▸ To be done: Output each line exactly as it appears, skipping any embedded picture.

.....

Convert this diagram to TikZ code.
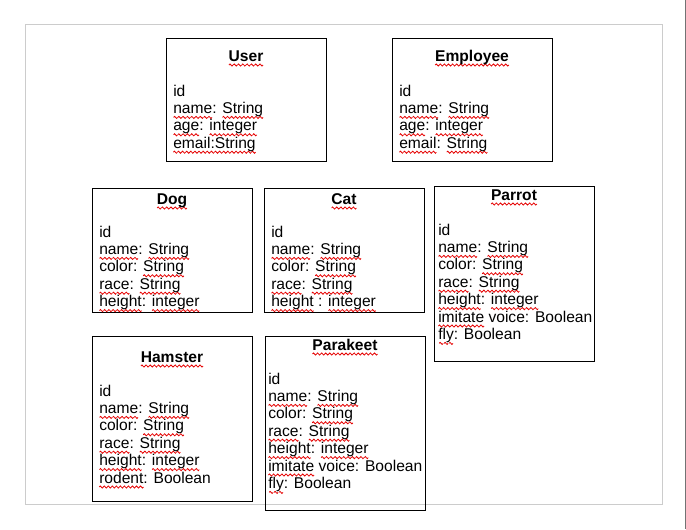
\documentclass[tikz,border=0pt]{standalone}
\usepackage{fontspec}
\setmainfont{Liberation Sans}
\newsavebox\wavebox
\newcommand\sq[1]{\setbox0\hbox{#1}\rlap{\lower3pt\hbox to\wd0{\xleaders\copy\wavebox\hfil}}\box0\relax}
\tikzset{
  umlbox/.style={draw=black, line width=0.9pt, inner sep=0pt},
  ttl/.style={font=\fontsize{11.7pt}{14pt}\selectfont\bfseries, inner sep=0pt, anchor=base},
  fld/.style={font=\fontsize{11.7pt}{14pt}\selectfont, inner sep=0pt, anchor=base west},
  pageframe/.style={draw=black!20, line width=0.75pt},
  pageedge/.style={draw=black!55, line width=0.9pt}
}
\newcommand\umlbox[5]{%
  \node[umlbox, anchor=north west, minimum width={(#4-#2)*0.75pt}, minimum height={(#5-#3)*0.75pt}] (#1) at (#2,#3) {};}
\newcommand\fields[4]{%
  \foreach \ft [count=\i] in {#4} {\node[fld] (#1-\i) at (#2,{#3+(\i-1)*17.4}) {\ft};}}
\begin{document}
\sbox\wavebox{\begin{pgfpicture}%
  \pgfpathrectangle{\pgfpoint{0pt}{-1pt}}{\pgfpoint{3pt}{2pt}}%
  \pgfusepath{use as bounding box}%
  \pgfpathmoveto{\pgfpoint{0pt}{0pt}}%
  \pgfpathsine{\pgfpoint{0.75pt}{0.8pt}}%
  \pgfpathcosine{\pgfpoint{0.75pt}{-0.8pt}}%
  \pgfpathsine{\pgfpoint{0.75pt}{-0.8pt}}%
  \pgfpathcosine{\pgfpoint{0.75pt}{0.8pt}}%
  \pgfsetlinewidth{0.6pt}%
  \pgfsetstrokecolor{red!90!black}%
  \pgfusepath{stroke}%
  \pgfsetbaseline{0pt}%
\end{pgfpicture}}%
\begin{tikzpicture}[x=0.75pt,y=-0.75pt]
\useasboundingbox (0,0) rectangle (686,529);
\node[pageframe, anchor=north west, minimum width={637*0.75pt}, minimum height={480*0.75pt}, inner sep=0pt] (page) at (25,24) {};
\coordinate (et) at (685.5,0);
\coordinate (eb) at (685.5,529);
\draw[pageedge] (et) -- (eb);

% User
\umlbox{user}{166}{38}{326}{161}
\node[ttl] (user-t) at (246,61) {\sq{User}};
\fields{user}{173}{96}{id, \sq{name}: \sq{String}, \sq{age}: \sq{integer}, \sq{email:String}}

% Employee
\umlbox{employee}{392}{38}{552}{161}
\node[ttl] (employee-t) at (472,61) {\sq{Employee}};
\fields{employee}{399}{96}{id, \sq{name}: \sq{String}, \sq{age}: \sq{integer}, \sq{email}: \sq{String}}

% Dog
\umlbox{dog}{92}{188}{252}{312}
\node[ttl] (dog-t) at (172,204) {\sq{Dog}};
\fields{dog}{99}{237}{id, \sq{name}: \sq{String}, color: \sq{String}, \sq{race}: \sq{String}, \sq{height}: \sq{integer}}

% Cat
\umlbox{cat}{264}{188}{424}{312}
\node[ttl] (cat-t) at (344,204) {\sq{Cat}};
\fields{cat}{271}{237}{id, \sq{name}: \sq{String}, color: \sq{String}, \sq{race}: \sq{String}, \sq{height} : \sq{integer}}

% Parrot
\umlbox{parrot}{434}{186}{594}{361}
\node[ttl] (parrot-t) at (514,200) {\sq{Parrot}};
\fields{parrot}{438}{235}{id, \sq{name}: \sq{String}, color: \sq{String}, \sq{race}: \sq{String}, \sq{height}: \sq{integer}, \sq{imitate} voice: Boolean, \sq{fly}: Boolean}

% Hamster
\umlbox{hamster}{92}{336}{252}{501}
\node[ttl] (hamster-t) at (172,362) {\sq{Hamster}};
\fields{hamster}{99}{396}{id, \sq{name}: \sq{String}, color: \sq{String}, \sq{race}: \sq{String}, \sq{height}: \sq{integer}, \sq{rodent}: Boolean}

% Parakeet
\umlbox{parakeet}{265}{336}{425}{510}
\node[ttl] (parakeet-t) at (345,350) {\sq{Parakeet}};
\fields{parakeet}{268}{384}{id, \sq{name}: \sq{String}, color: \sq{String}, \sq{race}: \sq{String}, \sq{height}: \sq{integer}, \sq{imitate} voice: Boolean, \sq{fly}: Boolean}
\end{tikzpicture}
\end{document}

.....

▸ Result:
Convert this diagram to TikZ code.
\documentclass[tikz,border=0pt]{standalone}
\usepackage{fontspec}
\setmainfont{Liberation Sans}
\newsavebox\wavebox
\newcommand\sq[1]{\setbox0\hbox{#1}\rlap{\lower3pt\hbox to\wd0{\xleaders\copy\wavebox\hfil}}\box0\relax}
\tikzset{
  umlbox/.style={draw=black, line width=0.9pt, inner sep=0pt},
  ttl/.style={font=\fontsize{11.7pt}{14pt}\selectfont\bfseries, inner sep=0pt, anchor=base},
  fld/.style={font=\fontsize{11.7pt}{14pt}\selectfont, inner sep=0pt, anchor=base west},
  pageframe/.style={draw=black!20, line width=0.75pt},
  pageedge/.style={draw=black!55, line width=0.9pt}
}
\newcommand\umlbox[5]{%
  \node[umlbox, anchor=north west, minimum width={(#4-#2)*0.75pt}, minimum height={(#5-#3)*0.75pt}] (#1) at (#2,#3) {};}
\newcommand\fields[4]{%
  \foreach \ft [count=\i] in {#4} {\node[fld] (#1-\i) at (#2,{#3+(\i-1)*17.4}) {\ft};}}
\begin{document}
\sbox\wavebox{\begin{pgfpicture}%
  \pgfpathrectangle{\pgfpoint{0pt}{-1pt}}{\pgfpoint{3pt}{2pt}}%
  \pgfusepath{use as bounding box}%
  \pgfpathmoveto{\pgfpoint{0pt}{0pt}}%
  \pgfpathsine{\pgfpoint{0.75pt}{0.8pt}}%
  \pgfpathcosine{\pgfpoint{0.75pt}{-0.8pt}}%
  \pgfpathsine{\pgfpoint{0.75pt}{-0.8pt}}%
  \pgfpathcosine{\pgfpoint{0.75pt}{0.8pt}}%
  \pgfsetlinewidth{0.6pt}%
  \pgfsetstrokecolor{red!90!black}%
  \pgfusepath{stroke}%
  \pgfsetbaseline{0pt}%
\end{pgfpicture}}%
\begin{tikzpicture}[x=0.75pt,y=-0.75pt]
\useasboundingbox (0,0) rectangle (686,529);
\node[pageframe, anchor=north west, minimum width={637*0.75pt}, minimum height={480*0.75pt}, inner sep=0pt] (page) at (25,24) {};
\coordinate (et) at (685.5,0);
\coordinate (eb) at (685.5,529);
\draw[pageedge] (et) -- (eb);

% User
\umlbox{user}{166}{38}{326}{161}
\node[ttl] (user-t) at (246,61) {\sq{User}};
\fields{user}{173}{96}{id, \sq{name}: \sq{String}, \sq{age}: \sq{integer}, \sq{email:String}}

% Employee
\umlbox{employee}{392}{38}{552}{161}
\node[ttl] (employee-t) at (472,61) {\sq{Employee}};
\fields{employee}{399}{96}{id, \sq{name}: \sq{String}, \sq{age}: \sq{integer}, \sq{email}: \sq{String}}

% Dog
\umlbox{dog}{92}{188}{252}{312}
\node[ttl] (dog-t) at (172,204) {\sq{Dog}};
\fields{dog}{99}{237}{id, \sq{name}: \sq{String}, color: \sq{String}, \sq{race}: \sq{String}, \sq{height}: \sq{integer}}

% Cat
\umlbox{cat}{264}{188}{424}{312}
\node[ttl] (cat-t) at (344,204) {\sq{Cat}};
\fields{cat}{271}{237}{id, \sq{name}: \sq{String}, color: \sq{String}, \sq{race}: \sq{String}, \sq{height} : \sq{integer}}

% Parrot
\umlbox{parrot}{434}{186}{594}{361}
\node[ttl] (parrot-t) at (514,200) {\sq{Parrot}};
\fields{parrot}{438}{235}{id, \sq{name}: \sq{String}, color: \sq{String}, \sq{race}: \sq{String}, \sq{height}: \sq{integer}, \sq{imitate} voice: Boolean, \sq{fly}: Boolean}

% Hamster
\umlbox{hamster}{92}{336}{252}{501}
\node[ttl] (hamster-t) at (172,362) {\sq{Hamster}};
\fields{hamster}{99}{396}{id, \sq{name}: \sq{String}, color: \sq{String}, \sq{race}: \sq{String}, \sq{height}: \sq{integer}, \sq{rodent}: Boolean}

% Parakeet
\umlbox{parakeet}{265}{336}{425}{510}
\node[ttl] (parakeet-t) at (345,350) {\sq{Parakeet}};
\fields{parakeet}{268}{384}{id, \sq{name}: \sq{String}, color: \sq{String}, \sq{race}: \sq{String}, \sq{height}: \sq{integer}, \sq{imitate} voice: Boolean, \sq{fly}: Boolean}
\end{tikzpicture}
\end{document}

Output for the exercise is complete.